▸ What is asked
Write out the records below from the first line through the line containing "const yTicks = [0.2, 0.4, 0.6, 0.8, 1.0];", leaving out any pictures.

[Plotting code records]
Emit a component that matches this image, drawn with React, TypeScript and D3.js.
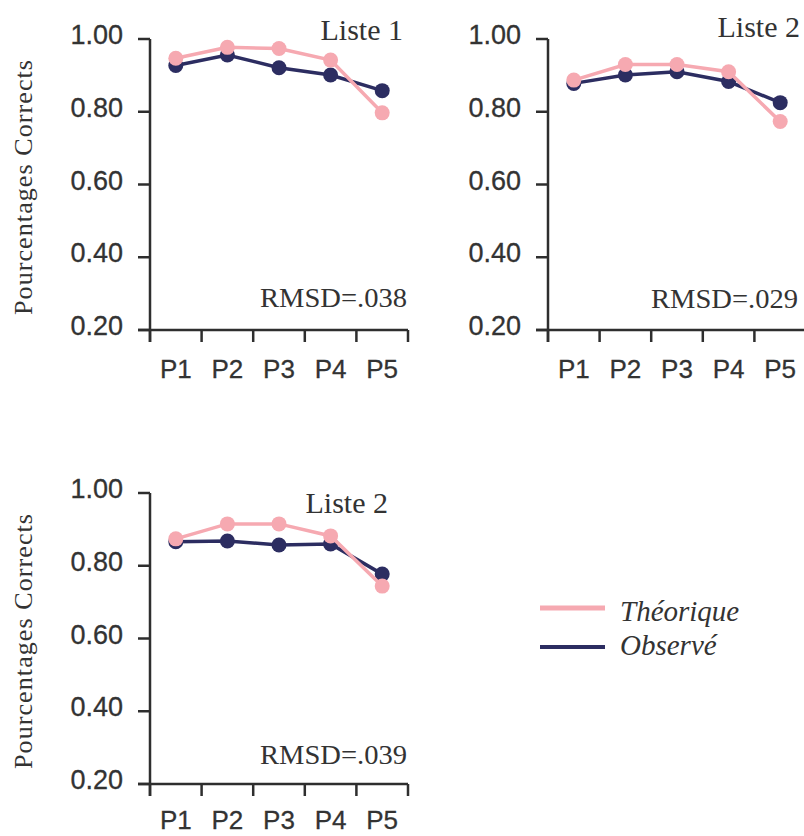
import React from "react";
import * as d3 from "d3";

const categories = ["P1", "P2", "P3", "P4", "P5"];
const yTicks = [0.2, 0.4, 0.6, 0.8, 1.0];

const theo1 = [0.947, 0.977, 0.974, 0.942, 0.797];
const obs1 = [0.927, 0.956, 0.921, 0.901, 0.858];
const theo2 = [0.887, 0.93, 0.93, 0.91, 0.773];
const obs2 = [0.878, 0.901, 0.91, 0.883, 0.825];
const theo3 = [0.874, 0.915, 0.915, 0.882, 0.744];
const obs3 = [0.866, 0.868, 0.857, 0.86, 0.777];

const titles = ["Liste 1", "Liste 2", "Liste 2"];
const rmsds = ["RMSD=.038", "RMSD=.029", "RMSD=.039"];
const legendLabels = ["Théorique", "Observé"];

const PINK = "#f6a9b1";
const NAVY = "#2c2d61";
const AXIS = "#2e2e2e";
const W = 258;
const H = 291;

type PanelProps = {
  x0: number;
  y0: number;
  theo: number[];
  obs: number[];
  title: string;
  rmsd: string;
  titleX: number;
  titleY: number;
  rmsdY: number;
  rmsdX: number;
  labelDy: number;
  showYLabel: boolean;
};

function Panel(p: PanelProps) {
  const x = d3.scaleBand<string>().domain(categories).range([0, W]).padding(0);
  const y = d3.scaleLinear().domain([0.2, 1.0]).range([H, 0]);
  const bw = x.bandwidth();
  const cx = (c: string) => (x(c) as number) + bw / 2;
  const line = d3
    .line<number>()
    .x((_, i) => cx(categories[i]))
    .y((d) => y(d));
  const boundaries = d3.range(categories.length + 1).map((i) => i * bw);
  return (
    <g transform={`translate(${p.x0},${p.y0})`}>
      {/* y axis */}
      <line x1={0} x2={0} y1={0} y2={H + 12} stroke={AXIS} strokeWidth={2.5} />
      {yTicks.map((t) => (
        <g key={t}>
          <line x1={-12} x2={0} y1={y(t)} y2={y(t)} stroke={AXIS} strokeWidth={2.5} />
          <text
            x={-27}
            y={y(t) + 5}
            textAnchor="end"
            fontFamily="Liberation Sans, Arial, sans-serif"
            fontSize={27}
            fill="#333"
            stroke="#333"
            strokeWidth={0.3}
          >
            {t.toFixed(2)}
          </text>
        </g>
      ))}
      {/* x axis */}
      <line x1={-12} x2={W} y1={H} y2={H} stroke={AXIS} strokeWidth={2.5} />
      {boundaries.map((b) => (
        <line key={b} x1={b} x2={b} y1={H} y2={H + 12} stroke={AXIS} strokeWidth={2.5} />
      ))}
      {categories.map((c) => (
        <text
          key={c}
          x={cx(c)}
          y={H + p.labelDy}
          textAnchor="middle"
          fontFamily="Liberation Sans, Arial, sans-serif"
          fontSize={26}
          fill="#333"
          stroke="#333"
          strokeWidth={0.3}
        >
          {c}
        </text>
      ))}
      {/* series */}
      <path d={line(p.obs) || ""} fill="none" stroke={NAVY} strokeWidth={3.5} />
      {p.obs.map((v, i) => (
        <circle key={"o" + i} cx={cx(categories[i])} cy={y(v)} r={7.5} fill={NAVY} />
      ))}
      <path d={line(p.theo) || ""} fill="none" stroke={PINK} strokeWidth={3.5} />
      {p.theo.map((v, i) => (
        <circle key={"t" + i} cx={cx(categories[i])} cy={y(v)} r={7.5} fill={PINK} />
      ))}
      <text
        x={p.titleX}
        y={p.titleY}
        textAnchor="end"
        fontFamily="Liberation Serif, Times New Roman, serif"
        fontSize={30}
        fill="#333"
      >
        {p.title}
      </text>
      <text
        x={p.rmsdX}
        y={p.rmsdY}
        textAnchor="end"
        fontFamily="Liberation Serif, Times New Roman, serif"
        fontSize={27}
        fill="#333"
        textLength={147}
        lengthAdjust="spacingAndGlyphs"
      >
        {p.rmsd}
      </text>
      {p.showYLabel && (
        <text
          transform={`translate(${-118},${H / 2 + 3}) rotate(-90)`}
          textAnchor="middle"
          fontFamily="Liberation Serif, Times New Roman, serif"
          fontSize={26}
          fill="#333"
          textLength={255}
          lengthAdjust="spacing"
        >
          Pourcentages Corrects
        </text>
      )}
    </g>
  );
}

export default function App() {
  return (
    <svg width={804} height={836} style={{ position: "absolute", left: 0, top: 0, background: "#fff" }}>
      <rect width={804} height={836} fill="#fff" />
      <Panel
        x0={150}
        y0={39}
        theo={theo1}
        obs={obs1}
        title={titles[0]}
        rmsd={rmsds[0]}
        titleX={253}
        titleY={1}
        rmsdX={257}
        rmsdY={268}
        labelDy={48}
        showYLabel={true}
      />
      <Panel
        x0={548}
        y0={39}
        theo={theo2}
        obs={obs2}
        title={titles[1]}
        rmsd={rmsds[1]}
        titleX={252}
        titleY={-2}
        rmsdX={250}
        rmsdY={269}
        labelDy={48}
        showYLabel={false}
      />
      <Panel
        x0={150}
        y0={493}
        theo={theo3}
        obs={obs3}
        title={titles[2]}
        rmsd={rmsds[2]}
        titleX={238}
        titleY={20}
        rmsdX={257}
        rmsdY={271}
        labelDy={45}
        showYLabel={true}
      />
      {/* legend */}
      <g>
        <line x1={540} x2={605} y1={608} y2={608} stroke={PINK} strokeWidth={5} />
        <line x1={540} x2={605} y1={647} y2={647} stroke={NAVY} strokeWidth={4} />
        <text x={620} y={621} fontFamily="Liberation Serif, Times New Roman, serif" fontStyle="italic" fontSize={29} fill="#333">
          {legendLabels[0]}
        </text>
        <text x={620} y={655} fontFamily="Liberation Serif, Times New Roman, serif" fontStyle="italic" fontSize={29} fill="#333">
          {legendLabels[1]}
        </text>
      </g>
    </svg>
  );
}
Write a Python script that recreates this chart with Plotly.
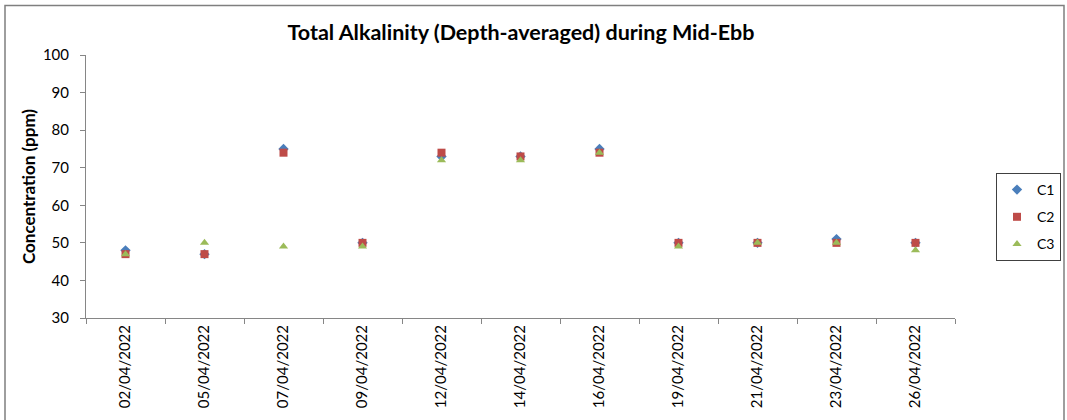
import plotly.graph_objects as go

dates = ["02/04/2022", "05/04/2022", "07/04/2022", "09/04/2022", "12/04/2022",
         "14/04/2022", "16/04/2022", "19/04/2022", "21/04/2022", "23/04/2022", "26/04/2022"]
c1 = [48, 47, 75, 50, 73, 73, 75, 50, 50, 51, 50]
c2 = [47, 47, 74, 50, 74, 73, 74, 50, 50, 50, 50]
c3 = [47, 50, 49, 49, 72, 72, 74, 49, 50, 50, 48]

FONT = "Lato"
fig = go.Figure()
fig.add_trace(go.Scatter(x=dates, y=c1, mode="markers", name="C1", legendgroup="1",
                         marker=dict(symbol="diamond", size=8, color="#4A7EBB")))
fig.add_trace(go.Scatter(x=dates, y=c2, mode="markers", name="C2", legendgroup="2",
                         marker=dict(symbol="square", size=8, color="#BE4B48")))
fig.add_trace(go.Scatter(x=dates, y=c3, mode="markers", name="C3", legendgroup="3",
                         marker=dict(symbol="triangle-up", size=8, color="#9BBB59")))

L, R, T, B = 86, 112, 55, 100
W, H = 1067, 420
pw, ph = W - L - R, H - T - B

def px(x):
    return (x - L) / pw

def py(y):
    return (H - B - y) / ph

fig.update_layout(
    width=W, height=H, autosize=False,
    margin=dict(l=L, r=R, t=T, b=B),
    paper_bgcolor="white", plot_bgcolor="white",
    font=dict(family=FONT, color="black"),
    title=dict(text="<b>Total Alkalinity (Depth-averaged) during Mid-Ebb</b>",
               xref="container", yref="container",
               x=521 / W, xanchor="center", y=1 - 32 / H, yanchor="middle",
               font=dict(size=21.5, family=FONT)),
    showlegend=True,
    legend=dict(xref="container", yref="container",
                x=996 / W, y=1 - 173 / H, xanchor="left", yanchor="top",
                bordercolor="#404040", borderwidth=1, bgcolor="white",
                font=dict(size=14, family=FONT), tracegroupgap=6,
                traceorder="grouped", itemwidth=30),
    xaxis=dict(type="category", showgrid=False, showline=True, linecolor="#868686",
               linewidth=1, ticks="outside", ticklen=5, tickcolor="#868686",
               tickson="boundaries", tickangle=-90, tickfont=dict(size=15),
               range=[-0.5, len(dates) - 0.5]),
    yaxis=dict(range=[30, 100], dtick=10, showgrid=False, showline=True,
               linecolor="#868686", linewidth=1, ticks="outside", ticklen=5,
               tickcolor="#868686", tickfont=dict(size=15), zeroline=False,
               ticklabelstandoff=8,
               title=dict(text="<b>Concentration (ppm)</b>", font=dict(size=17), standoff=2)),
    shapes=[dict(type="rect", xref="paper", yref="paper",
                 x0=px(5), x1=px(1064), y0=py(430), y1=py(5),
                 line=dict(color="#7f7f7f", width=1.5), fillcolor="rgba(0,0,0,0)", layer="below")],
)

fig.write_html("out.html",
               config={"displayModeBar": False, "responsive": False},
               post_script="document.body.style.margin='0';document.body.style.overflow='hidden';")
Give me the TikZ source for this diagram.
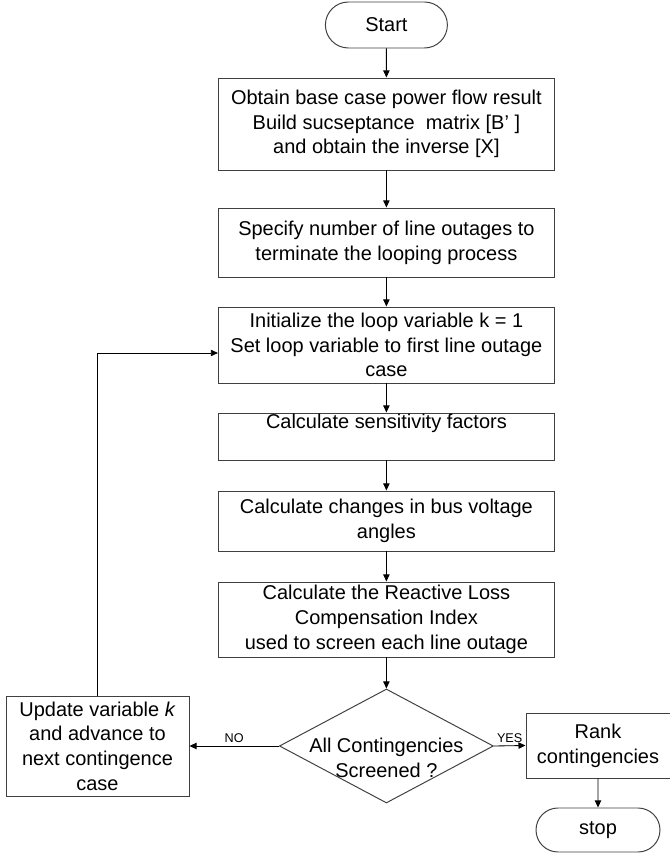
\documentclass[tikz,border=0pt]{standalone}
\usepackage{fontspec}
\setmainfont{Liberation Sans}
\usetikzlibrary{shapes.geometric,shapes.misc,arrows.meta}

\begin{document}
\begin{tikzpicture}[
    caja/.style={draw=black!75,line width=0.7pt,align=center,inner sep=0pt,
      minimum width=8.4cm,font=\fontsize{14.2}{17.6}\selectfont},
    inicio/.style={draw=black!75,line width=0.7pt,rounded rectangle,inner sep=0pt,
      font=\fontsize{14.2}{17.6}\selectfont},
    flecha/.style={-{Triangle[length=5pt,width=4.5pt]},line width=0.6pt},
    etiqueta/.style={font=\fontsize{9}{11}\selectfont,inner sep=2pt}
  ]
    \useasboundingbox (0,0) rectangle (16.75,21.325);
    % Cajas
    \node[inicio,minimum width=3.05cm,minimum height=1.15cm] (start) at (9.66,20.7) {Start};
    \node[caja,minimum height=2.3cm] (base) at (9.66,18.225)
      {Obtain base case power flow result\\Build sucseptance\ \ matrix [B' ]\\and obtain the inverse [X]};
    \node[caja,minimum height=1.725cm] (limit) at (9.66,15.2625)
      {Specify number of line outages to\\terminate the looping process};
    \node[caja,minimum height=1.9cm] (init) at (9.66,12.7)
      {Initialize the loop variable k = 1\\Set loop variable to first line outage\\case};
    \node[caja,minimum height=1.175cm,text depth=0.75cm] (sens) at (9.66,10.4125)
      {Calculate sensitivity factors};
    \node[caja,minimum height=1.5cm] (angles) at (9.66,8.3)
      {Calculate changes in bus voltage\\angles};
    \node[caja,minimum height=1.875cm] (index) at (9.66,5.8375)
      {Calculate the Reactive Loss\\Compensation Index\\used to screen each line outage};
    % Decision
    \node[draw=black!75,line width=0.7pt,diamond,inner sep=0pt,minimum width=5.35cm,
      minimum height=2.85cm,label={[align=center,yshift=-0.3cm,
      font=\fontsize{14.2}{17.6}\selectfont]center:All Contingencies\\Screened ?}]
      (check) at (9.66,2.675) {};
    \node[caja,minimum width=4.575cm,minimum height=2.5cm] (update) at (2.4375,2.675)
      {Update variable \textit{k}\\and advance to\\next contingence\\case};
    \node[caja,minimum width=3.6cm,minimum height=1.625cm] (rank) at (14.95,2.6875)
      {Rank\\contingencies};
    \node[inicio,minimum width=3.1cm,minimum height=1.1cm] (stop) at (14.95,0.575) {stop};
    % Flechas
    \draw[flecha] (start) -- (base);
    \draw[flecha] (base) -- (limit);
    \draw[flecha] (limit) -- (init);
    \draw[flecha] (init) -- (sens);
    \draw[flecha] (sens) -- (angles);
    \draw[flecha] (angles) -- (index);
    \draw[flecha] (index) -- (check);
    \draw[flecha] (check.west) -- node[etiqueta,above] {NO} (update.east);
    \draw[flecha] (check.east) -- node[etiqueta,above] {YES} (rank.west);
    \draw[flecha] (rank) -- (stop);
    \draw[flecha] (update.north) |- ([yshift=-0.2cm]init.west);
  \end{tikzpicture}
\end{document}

▸ Correct result
Emit a component that matches this image, drawn with React, TypeScript and D3.js.
import React from "react";
import * as d3 from "d3";

const categories = ["P1", "P2", "P3", "P4", "P5"];
const yTicks = [0.2, 0.4, 0.6, 0.8, 1.0];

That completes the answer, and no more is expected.